Wolfwalkers

For clear evidence of the American imperialism inherent in the Oscars, look no further than the Best Animated Feature category; a catalogue of sub-par Pixar efforts beating masterpieces from the likes of Studio Ghibli and its Irish equivalent, Cartoon Saloon (AKA Studi O’Ghibli).

That Wolfwalkers should fall prey to this cultural jingoism is ironic given its subject matter: Kilkenny is under the oppressive yoke of Oliver Cromwell (Simon McBurney), who orders wolf hunter Bill (Sean Bean) to destroy the forest home of a wolf pack.
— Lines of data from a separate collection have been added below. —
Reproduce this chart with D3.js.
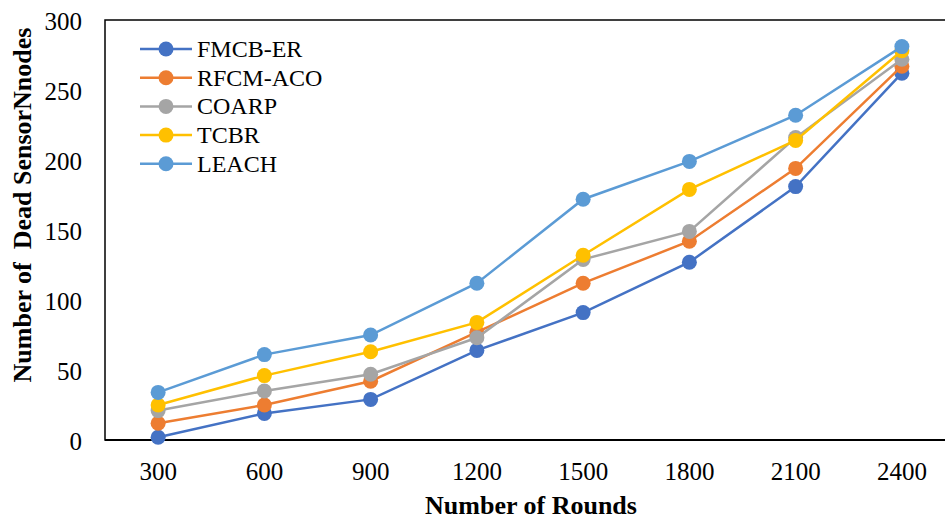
<!DOCTYPE html>
<html><head><meta charset="utf-8">
<script src="https://cdn.jsdelivr.net/npm/d3@7"></script>
<style>body{margin:0;background:#fff}svg{display:block}svg text{font-family:"Liberation Serif","Times New Roman",Tinos,"DejaVu Serif",serif}</style>
</head><body>
<script>
const rounds = ["300","600","900","1200","1500","1800","2100","2400"];
const seriesNames = ["FMCB-ER","RFCM-ACO","COARP","TCBR","LEACH"];
const fmcbEr  = [2, 19, 29, 64, 91, 127, 181, 262];
const rfcmAco = [12, 25, 42, 77, 112, 142, 194, 267];
const coarp   = [21, 35, 47, 73, 129, 149, 216, 272];
const tcbr    = [25, 46, 63, 84, 132, 179, 214, 278];
const leach   = [34, 61, 75, 112, 172, 199, 232, 281];
const yTicks  = [0, 50, 100, 150, 200, 250, 300];
const colors  = ["#4472C4","#ED7D31","#A5A5A5","#FFC000","#5B9BD5"];

const series = [fmcbEr, rfcmAco, coarp, tcbr, leach].map((v,i)=>({name:seriesNames[i], values:v, color:colors[i]}));

const W=945,H=520;
const svg=d3.select("body").append("svg").attr("width",W).attr("height",H);

const x=d3.scaleBand().domain(rounds).range([105,955]);
const y=d3.scaleLinear().domain([0,300]).range([440,20]);
const cx=d=>x(d)+x.bandwidth()/2;

// frame
svg.append("rect").attr("x",105).attr("y",20).attr("width",860).attr("height",420)
  .attr("fill","none").attr("stroke","#000").attr("stroke-width",1.5);
svg.append("line").attr("x1",105).attr("x2",955).attr("y1",440).attr("y2",440).attr("stroke","#000").attr("stroke-width",2.2);

// y axis
const yAxis=d3.axisLeft(y).tickValues(yTicks).tickSize(0).tickPadding(0).tickFormat(d3.format("d"));
const yg=svg.append("g").attr("transform","translate(82,1)").call(yAxis);
yg.select(".domain").remove();
yg.attr("font-family",null);
yg.selectAll("text").attr("font-size",25).attr("fill","#000");

// x axis
const xAxis=d3.axisBottom(x).tickSize(0).tickPadding(0);
const xg=svg.append("g").attr("transform","translate(0,462)").call(xAxis);
xg.select(".domain").remove();
xg.attr("font-family",null);
xg.selectAll("text").attr("font-size",25).attr("fill","#000");

// titles
svg.append("text").attr("x",531).attr("y",514).attr("text-anchor","middle")
  .attr("font-size",26).attr("font-weight","bold").text("Number of Rounds");
svg.append("text").attr("transform","translate(31,205) rotate(-90)").attr("text-anchor","middle")
  .attr("font-size",26).attr("font-weight","bold")
  .style("white-space","pre").text("Number of  Dead SensorNnodes");

// lines
const line=d3.line().x((d,i)=>cx(rounds[i])).y(d=>y(d));
series.forEach(s=>{
  const g=svg.append("g");
  g.append("path").attr("d",line(s.values)).attr("fill","none").attr("stroke",s.color).attr("stroke-width",2.5);
  g.selectAll("circle").data(s.values).join("circle")
    .attr("cx",(d,i)=>cx(rounds[i])).attr("cy",d=>y(d)).attr("r",7.5).attr("fill",s.color);
});

// legend
const lg=svg.append("g");
series.forEach((s,i)=>{
  const yy=49+i*28.7;
  lg.append("line").attr("x1",140).attr("x2",192).attr("y1",yy).attr("y2",yy).attr("stroke",s.color).attr("stroke-width",2.5);
  lg.append("circle").attr("cx",166).attr("cy",yy).attr("r",7.5).attr("fill",s.color);
  lg.append("text").attr("x",197).attr("y",yy+8).attr("font-size",24).attr("fill","#000").text(s.name);
});
</script>
</body></html>
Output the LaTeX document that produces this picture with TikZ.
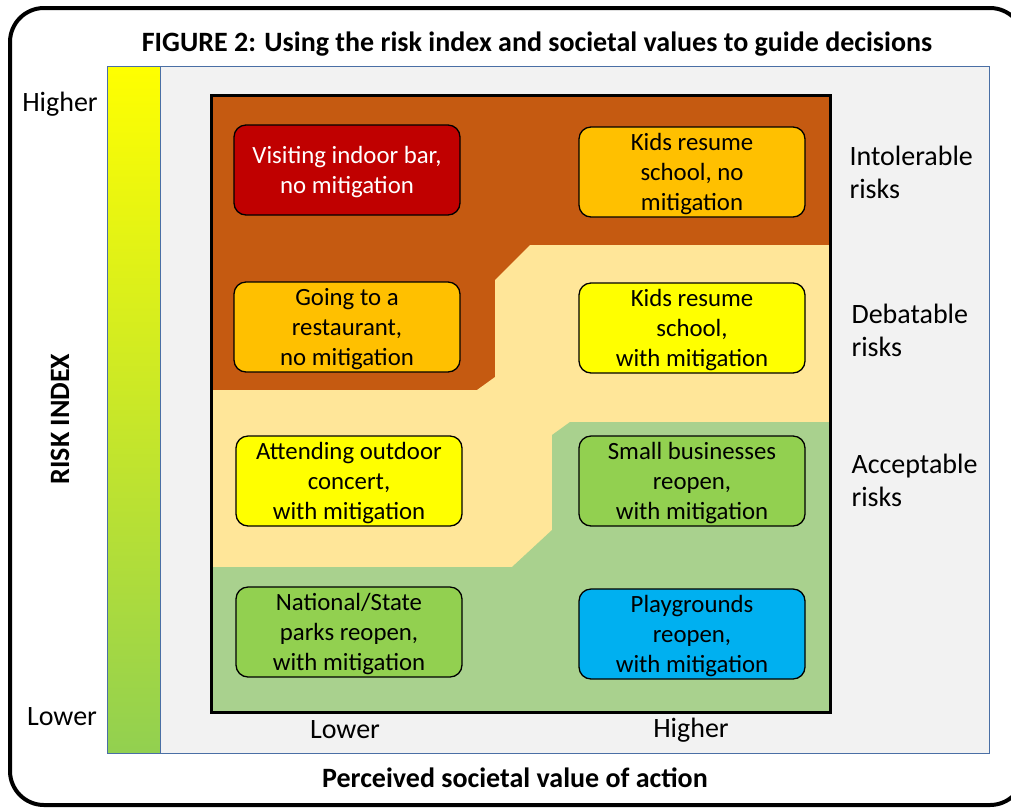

Bill’s daughter Robyn (Honor Kneafsey) is desperate to help him until she befriends “wolfwalker” Mebh (Eva Whittaker), a girl by day and wolf by night.

The ensuing fantasy adventure loosely mirrors Ghibli’s Princess Mononoke, but skewed slightly younger. And a lot more Irish. The gun-toting Cromwell is on a mission from god to “tame this wild land.” Christianity here is as tyrannical and controlling as Islam was in Saloon’s powerful The Breadwinner. At the core of these fundamentalist ideologies lies a fear of girls with freewill. Like The Breadwinner‘s Parvana, Robyn stands up to Cromwell and his patriarchal paw patrol.

This grounding in political reality makes it darker and more threatening than Song of the Sea, matching that film’s geometric geography if not its twinkling psychedelia. The hand-drawn animation, storybook-style screen wipes and lovely Celtic score pull you into the movie’s magical, subversive world and heartfelt story of man vs nature. Directors Tomm Moore and Ross Stewart contrast the occupied town’s flatness with the translucent autumnal textures of the woods, painting the themes of nature, colonialism and ostracism in beautiful watercolour.

Where Soul was purely literal and lacking in story, Wolfwalkers tells a classic tale awash with metaphor. Pixar may have won the Oscar, but Saloon has the soul.